“Boggle” might be the perfect name for the planet Notre Dame’s David Bennett and an international team of astronomers discovered recently. The distant world, estimated to be one-and-a-half times the size of Jupiter, is so far away from Earth and the means of its discovery is so novel that it boggles the mind.
The planet is the most distant from Earth ever discovered— 17,000 light years away, near the center of our galaxy—and the first to be found with a controversial technique called microlensing. Until now most of the more than 100 known planets were discovered by observing a telltale wobble in a star’s rotation caused by a nearby orbiting planet. The “wobble” technique works up to 170 light years away.
Microlensing is a clever idea based on an insight of Albert Einstein’s that allows scientists to use the universe itself as a kind of telescope. According to Einstein, massive objects, such as stars and planets, curve space and warp time in their vicinity. Thus light travels around the curved space in a way similar to how a magnifying glass bends light.
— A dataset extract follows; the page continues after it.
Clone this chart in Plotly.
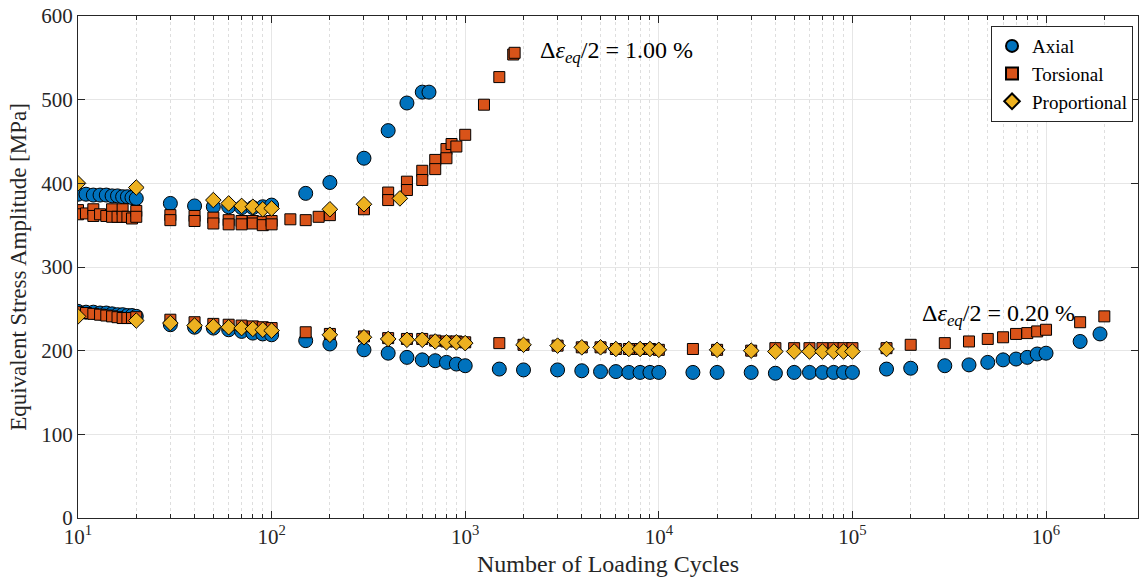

With that in mind, astronomers have been scanning the sky looking for instances where one star passes in front of another as seen from Earth. In that particular case the gravity of the foreground star can bend and focus the light of the background star. If the star has a planet revolving around it, a signature pattern of brightening and dimming will occur. The phenomenon is so rare —Einstein believed it never would be observed—that Bennett says astronomers had to look at hundreds of millions of stars to find the microlensing alignment of star and planet. The technique is controversial because it is difficult to verify since the microlensing event happens only once.
In summer 2003 a team of U.S. and Polish scientists using a telescope in Chile noticed a microlensing event in the constellation Sagittarius. When Bennett’s group, composed of scientists from the United States, New Zealand and Japan, looked at its data for the same event captured from a telescope in New Zealand the scientist detected the signature “brightness blips” indicating the presence of a planet.
Bennett’s group has a proposal pending with NASA to search for stars with planets using an orbiting wide-angle telescope half the size of the Hubble telescope. The new telescope, called the Microlensing Planet Finder (MPF), would have the ability to scan millions of stars every night looking for the telltale microlensing signature of a distant planet. If the MPF is funded by NASA, the Notre Dame research associate professor of physics will be the lead scientist for the project.